# radon/home inspection for selling home



## Daniel Holzman (Mar 10, 2009)

I am going to skip the "radon is a scam" rant, you will likely hear that form others on this forum. Let's cut to the chase. The simplest way to sell the home is "as is". There are likely many issues with your home, there always are, ranging from minor issues like a cracked tile to potentially serious issues like lead paint or asbestos. Let the buyer decide what the problems are, and how serious they think the problems are. Then let the buyer make an offer based on the buyer mitigating the problem. They will presumably offer you value of house minus cost to repair.

By letting the buyer decide what they want to fix, the buyer can select their own contractor, and get the result they want. In some cases I suppose the buyer wants the problem fixed before they move in. This is a difficult situation, since that creates the potential for you and the buyer to think you have a deal, but maybe the buyer does not like the repair, and the deal falls through. Now what do you do? You lost the sale, you paid the money for a repair that the next buyer maybe does not care about, and you face the prospect of doing it all over again if the next buyer has a different repair list.

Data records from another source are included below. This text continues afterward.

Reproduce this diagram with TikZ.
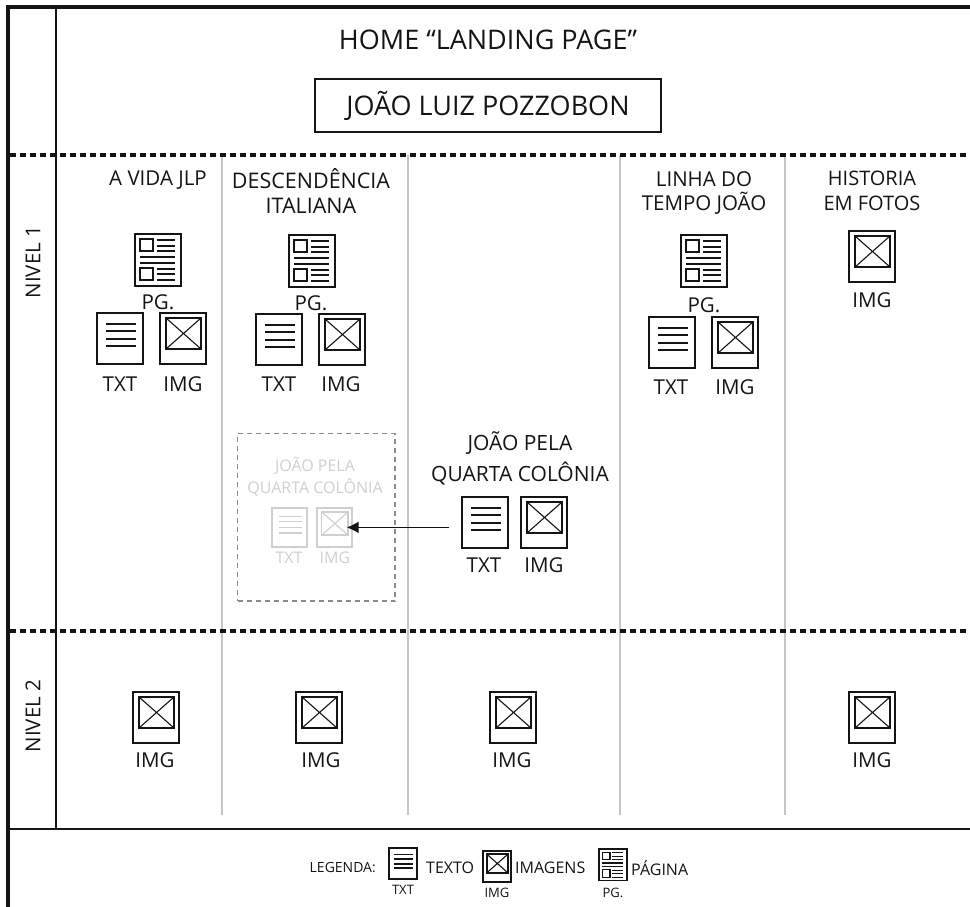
\documentclass[tikz,border=0pt]{standalone}
\usepackage{fontspec}
\setmainfont{Open Sans}
\usetikzlibrary{arrows.meta}
\definecolor{ink}{HTML}{141414}
\definecolor{ghost}{HTML}{CFCFCF}
\definecolor{ghostdash}{HTML}{8C8C8C}
\definecolor{sep}{HTML}{C6C6C6}
\tikzset{
  lab/.style={inner sep=0pt,text=ink,font=\fontsize{20.5}{24}\selectfont,align=center},
  glab/.style={inner sep=0pt,text=ghost,font=\fontsize{16}{22}\selectfont,align=center},
  leg/.style={inner sep=0pt,text=ink,font=\fontsize{16}{18}\selectfont},
  legs/.style={inner sep=0pt,text=ink,font=\fontsize{13}{14}\selectfont},
  frame/.style={draw=ink,line width=1.7pt},
  divider/.style={draw=ink,line width=3.4pt,dash pattern=on 6pt off 4pt},
  sepline/.style={draw=sep,line width=1.6pt},
  iconbox/.style={draw=#1,inner sep=0pt,line width=1.5pt,fill=white},
}
% name, left, top, scale, colour
\newcommand\txticon[5]{\begin{scope}[shift={(#2,#3)},x=#4pt,y=-#4pt]
 \node[iconbox=#5,minimum width=#4*46pt,minimum height=#4*51pt] (#1) at (23,25.5) {};
 \foreach \yy in {11,18,26,33}{\draw[#5,line width=1.3pt] (9,\yy)--(39,\yy);}
 \end{scope}}
\newcommand\imgicon[5]{\begin{scope}[shift={(#2,#3)},x=#4pt,y=-#4pt]
 \node[iconbox=#5,minimum width=#4*46pt,minimum height=#4*51pt] (#1) at (23,25.5) {};
 \draw[#5,line width=1.8pt] (6,5) rectangle (41,36);
 \draw[#5,line width=1.1pt] (6,5)--(41,36) (41,5)--(6,36);
 \end{scope}}
\newcommand\pgicon[5]{\begin{scope}[shift={(#2,#3)},x=#4pt,y=-#4pt]
 \node[iconbox=#5,minimum width=#4*46pt,minimum height=#4*52pt] (#1) at (23,26) {};
 \draw[#5,line width=1.1pt] (5,5) rectangle (18,17) (5,34) rectangle (18,46);
 \foreach \yy in {6,12,17,35,40,46}{\draw[#5,line width=1.1pt] (22,\yy)--(40,\yy);}
 \foreach \yy in {23,29}{\draw[#5,line width=1.1pt] (5,\yy)--(40,\yy);}
 \end{scope}}
\begin{document}
\begin{tikzpicture}[x=1pt,y=-1pt]
\useasboundingbox (0,0) rectangle (970,907);
% frame
\coordinate (tl) at (8,7); \coordinate (tr) at (970,7); \coordinate (bl) at (8,907);
\coordinate (n1t) at (56,7); \coordinate (n1b) at (56,829);
\coordinate (hl) at (8,829); \coordinate (hr) at (970,829);
\draw[draw=ink,line width=3.2pt] (tr)--(tl)--(bl);
\draw[frame] (n1t)--(n1b);
\draw[frame] (hl)--(hr);
% separators
\foreach \xx in {222,408,620,785}{\draw[sepline] (\xx,155)--(\xx,815);}
% dividers
\coordinate (d1l) at (10,155); \coordinate (d1r) at (970,155);
\coordinate (d2l) at (10,631); \coordinate (d2r) at (970,631);
\draw[divider] (d1l)--(d1r);
\draw[divider] (d2l)--(d2r);
% head
\node[inner sep=0pt,text=ink,font=\fontsize{27}{30}\selectfont] (home) at (488,40) {HOME “LANDING PAGE”};
\node[draw=ink,line width=1.2pt,minimum width=346pt,minimum height=53pt,inner sep=0pt,text=ink,font=\fontsize{27}{30}\selectfont] (joao) at (488,105.5) {JOÃO LUIZ POZZOBON};
\node[lab,rotate=90] (n1) at (33,262) {NIVEL 1};
\node[lab,rotate=90] (n2) at (33,716) {NIVEL 2};
% column 1
\node[lab] (c1) at (158,180) {A VIDA JLP};
\pgicon{c1p}{135}{234}{1}{ink}
\txticon{c1t}{97}{313}{1}{ink}
\imgicon{c1i}{160}{313}{1}{ink}
\node[lab] (c1pl) at (158,302) {PG.};
\node[lab] (c1tl) at (120,384) {TXT};
\node[lab] (c1il) at (183,384) {IMG};
% column 2
\node[lab,font=\fontsize{21.5}{24.5}\selectfont] (c2) at (311,191) {DESCENDÊNCIA\\ITALIANA};
\pgicon{c2p}{289}{235}{1}{ink}
\txticon{c2t}{256}{314}{1}{ink}
\imgicon{c2i}{319}{314}{1}{ink}
\node[lab] (c2pl) at (311,303) {PG.};
\node[lab] (c2tl) at (279,384) {TXT};
\node[lab] (c2il) at (341,384) {IMG};
% column 4
\node[lab,font=\fontsize{20.5}{24.5}\selectfont] (c4) at (704,193) {LINHA DO\\TEMPO JOÃO};
\pgicon{c4p}{681}{235}{1}{ink}
\txticon{c4t}{649}{317}{1}{ink}
\imgicon{c4i}{712}{317}{1}{ink}
\node[lab] (c4pl) at (704,305) {PG.};
\node[lab] (c4tl) at (671,387) {TXT};
\node[lab] (c4il) at (735,387) {IMG};
% column 5
\node[lab,font=\fontsize{20}{24.5}\selectfont] (c5) at (872,191) {HISTORIA\\EM FOTOS};
\imgicon{c5i}{849}{231}{1}{ink}
\node[lab] (c5il) at (872,300) {IMG};
% ghost
\node[draw=ghostdash,line width=1.3pt,dash pattern=on 5pt off 4pt,minimum width=157.5pt,minimum height=167.5pt,inner sep=0pt] (gbox) at (316.25,517.25) {};
\node[glab] (gt) at (315,477) {JOÃO PELA\\QUARTA COLÔNIA};
\txticon{gtx}{272}{508}{0.76}{ghost}
\imgicon{gim}{317}{508}{0.76}{ghost}
\node[glab] (gtl) at (289,558) {TXT};
\node[glab] (gil) at (335,558) {IMG};
% middle
\node[lab,font=\fontsize{21}{31}\selectfont] (mt) at (520,458) {JOÃO PELA\\QUARTA COLÔNIA};
\txticon{mtx}{462}{497}{1}{ink}
\imgicon{mim}{521}{497}{1}{ink}
\node[lab] (mtl) at (484,565) {TXT};
\node[lab] (mil) at (544,565) {IMG};
\draw[ink,line width=1.4pt,-{Latex[length=12pt,width=12pt]},shorten <=12pt,shorten >=-6pt] (mtx.west |- gim.east) -- (gim.east);
% level 2
\imgicon{l1}{133}{692}{1}{ink}
\node[lab] (l1l) at (155,760) {IMG};
\imgicon{l2}{296}{692}{1}{ink}
\node[lab] (l2l) at (321,760) {IMG};
\imgicon{l3}{490}{692}{1}{ink}
\node[lab] (l3l) at (512,760) {IMG};
\imgicon{l5}{849}{692}{1}{ink}
\node[lab] (l5l) at (872,760) {IMG};
% legend
\node[leg,anchor=east,font=\fontsize{14}{18}\selectfont] (lg) at (376,868) {LEGENDA:};
\txticon{ltx}{389}{848}{0.61}{ink}
\node[leg,anchor=west] (lgt) at (426,868) {TEXTO};
\imgicon{lim}{483}{851}{0.61}{ink}
\node[leg,anchor=west] (lgi) at (515,868) {IMAGENS};
\pgicon{lpg}{599}{849}{0.61}{ink}
\node[leg,anchor=west] (lgp) at (631,868) {PÁGINA};
\node[legs] (ltl) at (403,890) {TXT};
\node[legs] (lil) at (497,893) {IMG};
\node[legs] (lpl) at (613,893) {PG.};
\end{tikzpicture}
\end{document}
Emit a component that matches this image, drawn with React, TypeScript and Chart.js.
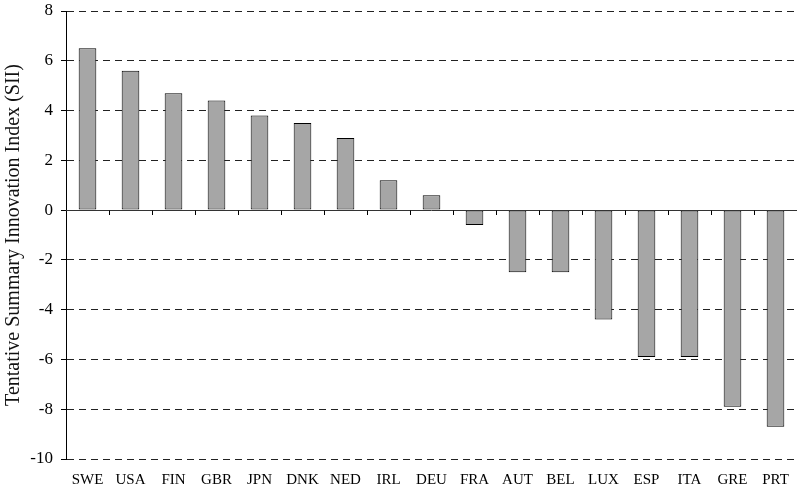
import React, { useEffect, useRef } from "react";
import { Chart, registerables } from "chart.js";

Chart.register(...registerables);

const categories = ["SWE", "USA", "FIN", "GBR", "JPN", "DNK", "NED", "IRL", "DEU", "FRA", "AUT", "BEL", "LUX", "ESP", "ITA", "GRE", "PRT"];
const siiValues = [6.5, 5.6, 4.7, 4.4, 3.8, 3.5, 2.9, 1.2, 0.6, -0.6, -2.5, -2.5, -4.4, -5.9, -5.9, -7.9, -8.7];
const yMin = -10;
const yMax = 8;
const yStep = 2;
const yTitle = "Tentative Summary Innovation Index (SII)";

const FONT = "'Liberation Serif', 'Times New Roman', serif";

const zeroTicksPlugin = {
  id: "zeroTicks",
  afterDatasetsDraw(chart: any) {
    const x = chart.scales.x;
    const y = chart.scales.y;
    const ctx = chart.ctx;
    const y0 = y.getPixelForValue(0);
    ctx.save();
    ctx.strokeStyle = "#333";
    ctx.lineWidth = 1;
    ctx.beginPath();
    ctx.moveTo(chart.chartArea.left, Math.round(y0) + 0.5);
    ctx.lineTo(chart.chartArea.right, Math.round(y0) + 0.5);
    ctx.stroke();
    ctx.strokeStyle = "#000";
    for (let i = 1; i < categories.length; i++) {
      const px = (x.getPixelForValue(i - 1) + x.getPixelForValue(i)) / 2;
      ctx.beginPath();
      ctx.moveTo(Math.round(px) + 0.5, Math.round(y0) + 0.5);
      ctx.lineTo(Math.round(px) + 0.5, Math.round(y0) + 5);
      ctx.stroke();
    }
    ctx.restore();
  },
};

export default function App() {
  const ref = useRef<HTMLCanvasElement>(null);
  useEffect(() => {
    if (!ref.current) return;
    const chart = new Chart(ref.current, {
      type: "bar",
      data: {
        labels: categories,
        datasets: [
          {
            data: siiValues,
            backgroundColor: "#a6a6a6",
            borderColor: "#000",
            borderWidth: 1,
            borderSkipped: false,
            barPercentage: 0.41,
            categoryPercentage: 1,
          },
        ],
      },
      options: {
        animation: false,
        responsive: false,
        maintainAspectRatio: false,
        devicePixelRatio: 1,
        layout: { padding: { top: 11, right: 5, left: 0, bottom: 0 } },
        plugins: { legend: { display: false }, tooltip: { enabled: false } },
        scales: {
          x: {
            grid: { display: false },
            border: { display: false },
            ticks: { color: "#000", font: { family: FONT, size: 15 }, padding: 4, maxRotation: 0, autoSkip: false },
            afterFit: (s: any) => {
              s.height = 40;
            },
          },
          y: {
            min: yMin,
            max: yMax,
            ticks: { stepSize: yStep, color: "#000", font: { family: FONT, size: 17 }, padding: 8 },
            grid: {
              color: (c: any) => (c.tick && c.tick.value === 0 ? "rgba(0,0,0,0)" : "#222"),
              lineWidth: 1,
              drawTicks: true,
              tickLength: 5,
              tickColor: "#000",
              tickBorderDash: [],
            },
            border: { display: true, color: "#000", width: 1, dash: [7, 5] },
            title: { display: true, text: yTitle, color: "#111", font: { family: FONT, size: 20 }, padding: { top: 2, bottom: 2 } },
            afterFit: (s: any) => {
              s.width = 66;
              s.paddingTop = 0;
              s.paddingBottom = 0;
            },
          },
        },
      },
      plugins: [zeroTicksPlugin],
    });
    return () => chart.destroy();
  }, []);
  return (
    <div style={{ position: "fixed", left: 0, top: 0, width: 802, height: 499, background: "#fff" }}>
      <canvas ref={ref} width={802} height={499} />
    </div>
  );
}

Conclusion: Sell it as is, let the buyer decide what to offer. Its the American way.


----------



## drmax (Sep 4, 2012)

Yeah, you are prolly right. I have a buyer on the hook, as I had mentioned the "1st right" deal. He is getting it as is. Since he'd finish the basement, best for him to rectify the issue. My one other worry is that since he may be financing, perhaps the lender would want it corrected prior to lending him the money, which is then pissing away more valuable time. Maybe I will just get an inspector to sniff it (one that's not tied to a mitigation company) to see what is present, to give me a piece of mind. Perhaps his results would suffice for that part of the home inspection, if indeed it is a different individual from the regular home inspector. Doubt the little test kits from lowes would make me feel any better. Used them before with varying results. Unsure what the home inspector uses, but would want same device


----------



## joed (Mar 13, 2005)

If you know the inspector coming on a certain day get all the windows open and ventilate the place like crazy before he comes.


----------



## drmax (Sep 4, 2012)

Thought of that too, but I'm prolly worrying unnecessarily. If he leaves a canister for a couple days I'll put a fan on it. I did call a local inspector and he said he rarely gets request for this inspection. Then again, he is one who thinks it's all a scam! I'm just playing the game, unfortunately.


----------



## Yodaman (Mar 9, 2015)

Well if your going fudge the test results of a new test, why bother? Imagine the guilt then you would have to live with. Not to mention the liability of deliberately covering up a problem. I would listen to others that have said not do anything unless it is needed.


----------



## ZTMAN (Feb 19, 2015)

Radon is usually pretty simple to remediate. Be proactive. Do your test now to see what you are dealing with. If necessary install the radon remediation system and be done with it.
Its very interesting to see people advocating fudging the test. What if you were the buyer and the seller did that to you.


----------